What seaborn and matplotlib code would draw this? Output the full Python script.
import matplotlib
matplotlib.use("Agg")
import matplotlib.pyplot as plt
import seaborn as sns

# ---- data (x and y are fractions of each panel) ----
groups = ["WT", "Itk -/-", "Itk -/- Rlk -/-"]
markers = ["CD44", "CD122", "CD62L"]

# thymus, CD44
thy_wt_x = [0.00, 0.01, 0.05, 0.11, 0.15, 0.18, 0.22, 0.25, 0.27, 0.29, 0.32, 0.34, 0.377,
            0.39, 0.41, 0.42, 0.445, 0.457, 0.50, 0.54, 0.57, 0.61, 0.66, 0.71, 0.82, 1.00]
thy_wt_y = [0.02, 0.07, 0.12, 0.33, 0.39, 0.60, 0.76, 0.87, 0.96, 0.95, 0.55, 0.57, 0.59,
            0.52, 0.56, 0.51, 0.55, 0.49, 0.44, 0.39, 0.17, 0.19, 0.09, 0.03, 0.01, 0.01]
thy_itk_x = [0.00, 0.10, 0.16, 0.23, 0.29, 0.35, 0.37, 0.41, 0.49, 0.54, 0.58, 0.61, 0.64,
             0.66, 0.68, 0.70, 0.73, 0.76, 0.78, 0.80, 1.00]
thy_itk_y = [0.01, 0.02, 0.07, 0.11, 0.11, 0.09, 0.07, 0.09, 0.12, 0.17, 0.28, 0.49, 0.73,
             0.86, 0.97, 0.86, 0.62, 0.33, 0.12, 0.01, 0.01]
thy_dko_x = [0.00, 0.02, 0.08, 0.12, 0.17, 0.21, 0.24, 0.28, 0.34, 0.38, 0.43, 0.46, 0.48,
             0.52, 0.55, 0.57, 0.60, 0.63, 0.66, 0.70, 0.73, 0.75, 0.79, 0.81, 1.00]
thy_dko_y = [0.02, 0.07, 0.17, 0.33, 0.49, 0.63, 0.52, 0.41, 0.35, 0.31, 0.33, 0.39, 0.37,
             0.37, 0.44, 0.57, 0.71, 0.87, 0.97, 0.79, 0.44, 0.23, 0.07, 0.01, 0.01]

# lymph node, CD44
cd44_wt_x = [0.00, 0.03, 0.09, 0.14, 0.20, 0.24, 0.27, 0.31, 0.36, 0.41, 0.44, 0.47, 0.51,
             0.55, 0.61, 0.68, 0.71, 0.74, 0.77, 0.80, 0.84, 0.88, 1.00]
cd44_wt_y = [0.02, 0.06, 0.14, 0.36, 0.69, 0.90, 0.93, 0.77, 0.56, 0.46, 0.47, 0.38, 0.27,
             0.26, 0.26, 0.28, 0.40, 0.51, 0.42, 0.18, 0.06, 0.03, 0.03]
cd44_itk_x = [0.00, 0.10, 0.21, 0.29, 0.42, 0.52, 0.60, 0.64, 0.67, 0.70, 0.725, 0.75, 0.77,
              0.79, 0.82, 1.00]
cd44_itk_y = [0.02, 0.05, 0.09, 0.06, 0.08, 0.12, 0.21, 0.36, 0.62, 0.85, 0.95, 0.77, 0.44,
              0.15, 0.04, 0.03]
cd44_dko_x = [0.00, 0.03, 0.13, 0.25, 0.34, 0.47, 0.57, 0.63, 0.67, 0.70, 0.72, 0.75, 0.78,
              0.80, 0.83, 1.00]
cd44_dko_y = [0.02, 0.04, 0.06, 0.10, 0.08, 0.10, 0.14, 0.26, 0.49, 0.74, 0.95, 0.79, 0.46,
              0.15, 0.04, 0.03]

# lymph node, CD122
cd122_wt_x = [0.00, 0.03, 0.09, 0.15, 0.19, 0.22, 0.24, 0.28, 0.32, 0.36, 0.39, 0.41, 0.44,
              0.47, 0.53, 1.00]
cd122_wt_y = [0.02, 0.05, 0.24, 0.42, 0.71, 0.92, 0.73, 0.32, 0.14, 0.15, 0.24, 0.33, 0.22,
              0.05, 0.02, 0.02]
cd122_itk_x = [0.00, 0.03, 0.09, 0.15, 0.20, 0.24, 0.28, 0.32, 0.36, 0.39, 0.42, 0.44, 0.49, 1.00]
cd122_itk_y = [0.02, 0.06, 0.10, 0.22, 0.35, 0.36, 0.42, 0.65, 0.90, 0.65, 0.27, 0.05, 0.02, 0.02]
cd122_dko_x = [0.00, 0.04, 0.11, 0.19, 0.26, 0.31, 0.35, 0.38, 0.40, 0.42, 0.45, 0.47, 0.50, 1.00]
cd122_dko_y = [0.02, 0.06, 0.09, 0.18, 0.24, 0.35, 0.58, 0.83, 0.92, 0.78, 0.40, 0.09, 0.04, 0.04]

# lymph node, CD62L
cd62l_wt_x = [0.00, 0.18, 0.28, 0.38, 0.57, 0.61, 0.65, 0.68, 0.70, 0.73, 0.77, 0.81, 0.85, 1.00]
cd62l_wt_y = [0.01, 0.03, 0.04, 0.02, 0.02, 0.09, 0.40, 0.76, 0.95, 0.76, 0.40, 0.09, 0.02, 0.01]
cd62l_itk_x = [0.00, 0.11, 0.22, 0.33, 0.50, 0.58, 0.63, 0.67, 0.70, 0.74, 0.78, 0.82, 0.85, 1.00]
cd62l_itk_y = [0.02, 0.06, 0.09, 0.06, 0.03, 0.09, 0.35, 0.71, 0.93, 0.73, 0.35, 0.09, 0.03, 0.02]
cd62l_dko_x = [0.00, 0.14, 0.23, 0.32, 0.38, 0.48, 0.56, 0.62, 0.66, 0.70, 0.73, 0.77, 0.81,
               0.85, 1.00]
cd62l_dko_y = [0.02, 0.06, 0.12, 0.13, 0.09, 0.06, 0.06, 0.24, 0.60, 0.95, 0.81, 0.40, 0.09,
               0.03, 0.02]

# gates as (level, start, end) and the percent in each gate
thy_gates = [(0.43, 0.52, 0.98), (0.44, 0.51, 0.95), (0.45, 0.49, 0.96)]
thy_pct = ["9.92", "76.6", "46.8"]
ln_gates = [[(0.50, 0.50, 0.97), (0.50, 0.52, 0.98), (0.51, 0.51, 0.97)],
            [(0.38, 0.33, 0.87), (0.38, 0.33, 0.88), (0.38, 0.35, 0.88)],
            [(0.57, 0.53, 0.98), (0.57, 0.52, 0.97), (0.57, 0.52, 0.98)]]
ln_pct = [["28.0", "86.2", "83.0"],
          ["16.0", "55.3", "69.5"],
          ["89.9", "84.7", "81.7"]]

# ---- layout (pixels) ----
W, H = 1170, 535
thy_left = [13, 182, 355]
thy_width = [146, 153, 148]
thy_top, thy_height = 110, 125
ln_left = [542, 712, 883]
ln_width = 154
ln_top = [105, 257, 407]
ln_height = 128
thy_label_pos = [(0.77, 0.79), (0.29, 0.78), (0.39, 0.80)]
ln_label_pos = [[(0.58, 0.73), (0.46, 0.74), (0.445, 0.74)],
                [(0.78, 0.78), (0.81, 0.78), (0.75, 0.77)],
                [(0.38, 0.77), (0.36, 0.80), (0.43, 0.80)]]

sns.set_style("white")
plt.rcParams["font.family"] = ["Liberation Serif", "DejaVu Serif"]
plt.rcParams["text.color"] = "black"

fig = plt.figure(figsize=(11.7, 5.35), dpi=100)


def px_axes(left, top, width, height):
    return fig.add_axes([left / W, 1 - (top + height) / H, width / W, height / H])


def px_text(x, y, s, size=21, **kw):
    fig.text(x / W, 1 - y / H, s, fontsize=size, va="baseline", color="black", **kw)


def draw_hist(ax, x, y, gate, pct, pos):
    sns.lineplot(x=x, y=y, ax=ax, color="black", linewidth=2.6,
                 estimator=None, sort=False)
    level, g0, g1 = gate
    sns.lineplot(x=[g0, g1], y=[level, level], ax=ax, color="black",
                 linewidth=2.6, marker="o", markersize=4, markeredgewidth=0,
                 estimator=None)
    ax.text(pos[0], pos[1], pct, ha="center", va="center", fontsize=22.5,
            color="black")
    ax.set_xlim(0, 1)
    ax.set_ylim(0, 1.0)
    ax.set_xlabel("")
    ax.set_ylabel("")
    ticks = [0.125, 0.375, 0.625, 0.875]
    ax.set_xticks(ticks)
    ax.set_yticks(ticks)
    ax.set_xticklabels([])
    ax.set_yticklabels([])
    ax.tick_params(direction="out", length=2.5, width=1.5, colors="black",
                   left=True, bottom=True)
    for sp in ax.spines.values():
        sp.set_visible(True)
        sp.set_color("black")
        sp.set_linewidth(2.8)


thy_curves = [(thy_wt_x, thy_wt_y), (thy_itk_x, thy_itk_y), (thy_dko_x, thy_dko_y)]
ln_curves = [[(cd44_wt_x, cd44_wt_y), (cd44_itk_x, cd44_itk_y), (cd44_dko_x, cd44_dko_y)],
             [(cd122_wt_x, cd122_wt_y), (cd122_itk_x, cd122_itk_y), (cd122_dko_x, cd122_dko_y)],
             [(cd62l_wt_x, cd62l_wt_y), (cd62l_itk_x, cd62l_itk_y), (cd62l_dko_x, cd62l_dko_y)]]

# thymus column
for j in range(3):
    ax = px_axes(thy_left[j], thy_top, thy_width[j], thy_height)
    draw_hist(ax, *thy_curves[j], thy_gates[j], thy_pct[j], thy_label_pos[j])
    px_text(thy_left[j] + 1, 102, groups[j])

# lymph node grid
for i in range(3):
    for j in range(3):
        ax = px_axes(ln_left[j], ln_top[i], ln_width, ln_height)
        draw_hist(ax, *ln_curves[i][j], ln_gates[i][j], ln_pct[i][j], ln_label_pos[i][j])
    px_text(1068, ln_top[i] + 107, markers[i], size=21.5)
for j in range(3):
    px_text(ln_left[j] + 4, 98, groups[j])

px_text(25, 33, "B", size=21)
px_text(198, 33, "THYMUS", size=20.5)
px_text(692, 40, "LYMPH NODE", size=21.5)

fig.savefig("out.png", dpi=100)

----

### EXERCISE DIRECTIONS:
Reproduce verbatim only this range: the first line of the material through the line that contains "0.07, 0.01, 0.01]", inclusive.

### ANSWER TO THE PROBLEM:
What seaborn and matplotlib code would draw this? Output the full Python script.
import matplotlib
matplotlib.use("Agg")
import matplotlib.pyplot as plt
import seaborn as sns

# ---- data (x and y are fractions of each panel) ----
groups = ["WT", "Itk -/-", "Itk -/- Rlk -/-"]
markers = ["CD44", "CD122", "CD62L"]

# thymus, CD44
thy_wt_x = [0.00, 0.01, 0.05, 0.11, 0.15, 0.18, 0.22, 0.25, 0.27, 0.29, 0.32, 0.34, 0.377,
            0.39, 0.41, 0.42, 0.445, 0.457, 0.50, 0.54, 0.57, 0.61, 0.66, 0.71, 0.82, 1.00]
thy_wt_y = [0.02, 0.07, 0.12, 0.33, 0.39, 0.60, 0.76, 0.87, 0.96, 0.95, 0.55, 0.57, 0.59,
            0.52, 0.56, 0.51, 0.55, 0.49, 0.44, 0.39, 0.17, 0.19, 0.09, 0.03, 0.01, 0.01]
thy_itk_x = [0.00, 0.10, 0.16, 0.23, 0.29, 0.35, 0.37, 0.41, 0.49, 0.54, 0.58, 0.61, 0.64,
             0.66, 0.68, 0.70, 0.73, 0.76, 0.78, 0.80, 1.00]
thy_itk_y = [0.01, 0.02, 0.07, 0.11, 0.11, 0.09, 0.07, 0.09, 0.12, 0.17, 0.28, 0.49, 0.73,
             0.86, 0.97, 0.86, 0.62, 0.33, 0.12, 0.01, 0.01]
thy_dko_x = [0.00, 0.02, 0.08, 0.12, 0.17, 0.21, 0.24, 0.28, 0.34, 0.38, 0.43, 0.46, 0.48,
             0.52, 0.55, 0.57, 0.60, 0.63, 0.66, 0.70, 0.73, 0.75, 0.79, 0.81, 1.00]
thy_dko_y = [0.02, 0.07, 0.17, 0.33, 0.49, 0.63, 0.52, 0.41, 0.35, 0.31, 0.33, 0.39, 0.37,
             0.37, 0.44, 0.57, 0.71, 0.87, 0.97, 0.79, 0.44, 0.23, 0.07, 0.01, 0.01]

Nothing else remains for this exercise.